● Information provided:
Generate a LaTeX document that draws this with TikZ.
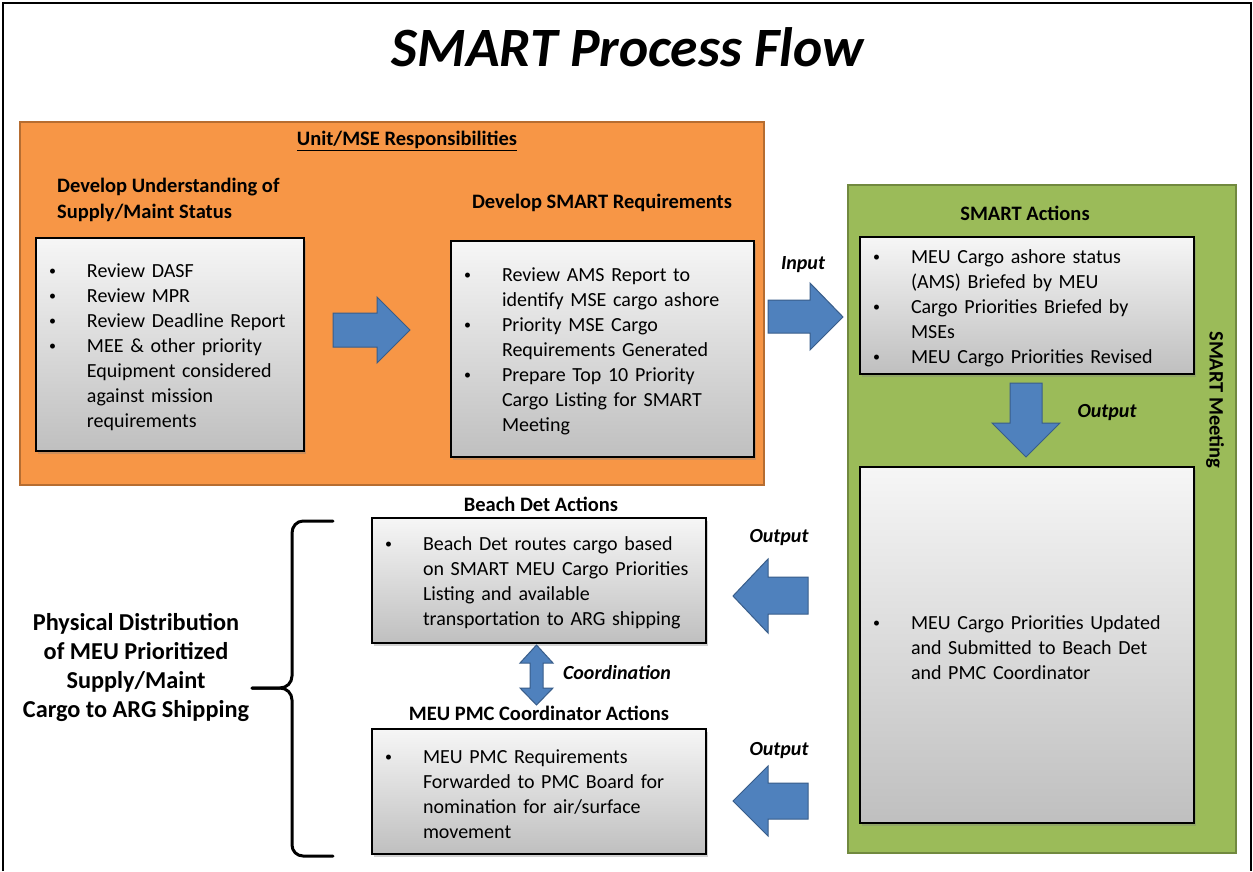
\documentclass[tikz,border=0pt]{standalone}
\usepackage{fontspec}
\setmainfont{Carlito}
\usetikzlibrary{positioning,shadows}

\definecolor{unitorange}{HTML}{F79646}
\definecolor{unitedge}{HTML}{B66D31}
\definecolor{meetgreen}{HTML}{9BBB59}
\definecolor{meetedge}{HTML}{71893F}
\definecolor{flowblue}{HTML}{4F81BD}
\definecolor{flowedge}{HTML}{385D8A}

\newcommand{\bitem}[1]{\par\noindent\hangindent=51pt\hangafter=1%
    \makebox[51pt][l]{\hspace{13pt}\raisebox{2pt}{\fontsize{14}{14}\selectfont\textbullet}}#1\par}

\begin{document}
\begin{tikzpicture}[x=1pt,y=-1pt,
    panel/.style={line width=1.5pt, inner sep=0pt},
    listbox/.style={draw=black, line width=1.2pt, top color=gray!7, bottom color=gray!50,
        drop shadow={shadow xshift=2pt, shadow yshift=-3pt, opacity=0.35},
        text width=#1, inner xsep=0pt, inner ysep=0pt,
        font=\fontsize{20}{25}\selectfont\raggedright,
        execute at end node=\vspace{6pt}},
    head/.style={inner sep=0pt, font=\fontsize{20.5}{26}\selectfont\bfseries},
    tag/.style={inner sep=0pt, font=\fontsize{20}{25}\selectfont\bfseries\itshape},
    blockarrow/.style={fill=flowblue, draw=flowedge, line width=1pt}]

    \useasboundingbox (0,0) rectangle (1253,871);
    \fill[white] (0,0) rectangle (1253,871);
    \draw[line width=2pt] (3,871) -- (3,3) -- (1251,3) -- (1251,871);

    % title
    \node[inner sep=0pt, font=\fontsize{55.5}{62}\selectfont\bfseries\itshape] (title) at (628,47) {SMART Process Flow};

    % panels
    \node[panel, draw=unitedge, fill=unitorange, minimum width=744pt, minimum height=363pt] (unitpanel) at (392,303.5) {};
    \node[panel, draw=meetedge, fill=meetgreen, minimum width=388pt, minimum height=668pt] (meetpanel) at (1042,519) {};

    % unit/MSE side
    \node[head] (unithead) at (407,141) {\underline{Unit/MSE Responsibilities}};
    \node[head, align=left, anchor=west] (understand) at (57,200) {Develop Understanding of\\Supply/Maint Status};
    \node[head] (reqhead) at (602,203) {Develop SMART Requirements};

    \node[listbox=268pt, minimum height=213pt] (status) at (170,344.5) {%
        \bitem{Review DASF}
        \bitem{Review MPR}
        \bitem{Review Deadline Report}
        \bitem{MEE \& other priority\newline Equipment considered\newline against mission\newline requirements}};
    \node[listbox=303pt, minimum height=216pt] (smartreq) at (602.5,349) {%
        \bitem{Review AMS Report to\newline identify MSE cargo ashore}
        \bitem{Priority MSE Cargo\newline Requirements Generated}
        \bitem{Prepare Top 10 Priority\newline Cargo Listing for SMART\newline Meeting}};

    % SMART meeting side
    \node[head] (acthead) at (1025,213) {SMART Actions};
    \node[head, rotate=-90] (meeting) at (1215,400) {SMART Meeting};
    \node[listbox=334pt, minimum height=137pt] (actions) at (1027,305.5) {%
        \bitem{MEU Cargo ashore status\newline (AMS) Briefed by MEU}
        \bitem{Cargo Priorities Briefed by\newline MSEs}
        \bitem{MEU Cargo Priorities Revised}};
    \node[listbox=334pt, minimum height=356pt] (updated) at (1027,645) {%
        \bitem{MEU Cargo Priorities Updated\newline and Submitted to Beach Det\newline and PMC Coordinator}};

    % distribution side
    \node[head] (beachhead) at (541,504) {Beach Det Actions};
    \node[head] (pmchead) at (539,713) {MEU PMC Coordinator Actions};
    \node[listbox=334pt, minimum height=125pt] (beachdet) at (539,580.5) {%
        \bitem{Beach Det routes cargo based\newline on SMART MEU Cargo Priorities\newline Listing and available\newline transportation to ARG shipping}};
    \node[listbox=334pt, minimum height=125pt] (pmc) at (539,791.5) {%
        \bitem{MEU PMC Requirements\newline Forwarded to PMC Board for\newline nomination for air/surface\newline movement}};

    \node[inner sep=0pt, align=center, font=\fontsize{24.3}{29}\selectfont\bfseries] (physical) at (136,668) {Physical Distribution\\of MEU Prioritized\\Supply/Maint\\Cargo to ARG Shipping};

    % block arrows
    \draw[blockarrow] (333,313) -- (377,313) -- (377,297) -- (410,330) -- (377,363) -- (377,347) -- (333,347) -- cycle;
    \draw[blockarrow] (768,300) -- (810,300) -- (810,283) -- (843,317) -- (810,350) -- (810,333) -- (768,333) -- cycle;
    \draw[blockarrow] (1010,383) -- (1042,383) -- (1042,423) -- (1060,423) -- (1026,457) -- (992,423) -- (1010,423) -- cycle;
    \draw[blockarrow] (808,577) -- (768,577) -- (768,559) -- (733,596) -- (768,633) -- (768,614) -- (808,614) -- cycle;
    \draw[blockarrow] (808,783) -- (768,783) -- (768,766) -- (733,801) -- (768,836) -- (768,819) -- (808,819) -- cycle;
    \draw[blockarrow] (536.5,645) -- (553,663) -- (543,663) -- (543,688) -- (553,688) -- (536.5,705) -- (520,688) -- (530,688) -- (530,663) -- (520,663) -- cycle;

    \node[tag] (input) at (803,265) {Input};
    \node[tag] (outdown) at (1107,413) {Output};
    \node[tag] (outbeach) at (779,538) {Output};
    \node[tag] (outpmc) at (779,751) {Output};
    \node[tag] (coord) at (617,673) {Coordination};

    % brace
    \coordinate (bracetip) at (252,688);
    \draw[line width=3pt, line cap=round] (333,521) -- (303,521) to[out=180,in=90] (292,533) -- (292,676)
        to[out=270,in=0] (280,688) -- (bracetip);
    \draw[line width=3pt, line cap=round] (bracetip) -- (280,688) to[out=0,in=90] (292,700) -- (292,845)
        to[out=270,in=180] (303,856) -- (333,856);
\end{tikzpicture}
\end{document}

● Short exercise: Repeat the listing above exactly from its first line to the line containing "(reqhead) at (602,203)", both included, and omit the pictures.

● Answer to the exercise:
Generate a LaTeX document that draws this with TikZ.
\documentclass[tikz,border=0pt]{standalone}
\usepackage{fontspec}
\setmainfont{Carlito}
\usetikzlibrary{positioning,shadows}

\definecolor{unitorange}{HTML}{F79646}
\definecolor{unitedge}{HTML}{B66D31}
\definecolor{meetgreen}{HTML}{9BBB59}
\definecolor{meetedge}{HTML}{71893F}
\definecolor{flowblue}{HTML}{4F81BD}
\definecolor{flowedge}{HTML}{385D8A}

\newcommand{\bitem}[1]{\par\noindent\hangindent=51pt\hangafter=1%
    \makebox[51pt][l]{\hspace{13pt}\raisebox{2pt}{\fontsize{14}{14}\selectfont\textbullet}}#1\par}

\begin{document}
\begin{tikzpicture}[x=1pt,y=-1pt,
    panel/.style={line width=1.5pt, inner sep=0pt},
    listbox/.style={draw=black, line width=1.2pt, top color=gray!7, bottom color=gray!50,
        drop shadow={shadow xshift=2pt, shadow yshift=-3pt, opacity=0.35},
        text width=#1, inner xsep=0pt, inner ysep=0pt,
        font=\fontsize{20}{25}\selectfont\raggedright,
        execute at end node=\vspace{6pt}},
    head/.style={inner sep=0pt, font=\fontsize{20.5}{26}\selectfont\bfseries},
    tag/.style={inner sep=0pt, font=\fontsize{20}{25}\selectfont\bfseries\itshape},
    blockarrow/.style={fill=flowblue, draw=flowedge, line width=1pt}]

    \useasboundingbox (0,0) rectangle (1253,871);
    \fill[white] (0,0) rectangle (1253,871);
    \draw[line width=2pt] (3,871) -- (3,3) -- (1251,3) -- (1251,871);

    % title
    \node[inner sep=0pt, font=\fontsize{55.5}{62}\selectfont\bfseries\itshape] (title) at (628,47) {SMART Process Flow};

    % panels
    \node[panel, draw=unitedge, fill=unitorange, minimum width=744pt, minimum height=363pt] (unitpanel) at (392,303.5) {};
    \node[panel, draw=meetedge, fill=meetgreen, minimum width=388pt, minimum height=668pt] (meetpanel) at (1042,519) {};

    % unit/MSE side
    \node[head] (unithead) at (407,141) {\underline{Unit/MSE Responsibilities}};
    \node[head, align=left, anchor=west] (understand) at (57,200) {Develop Understanding of\\Supply/Maint Status};
    \node[head] (reqhead) at (602,203) {Develop SMART Requirements};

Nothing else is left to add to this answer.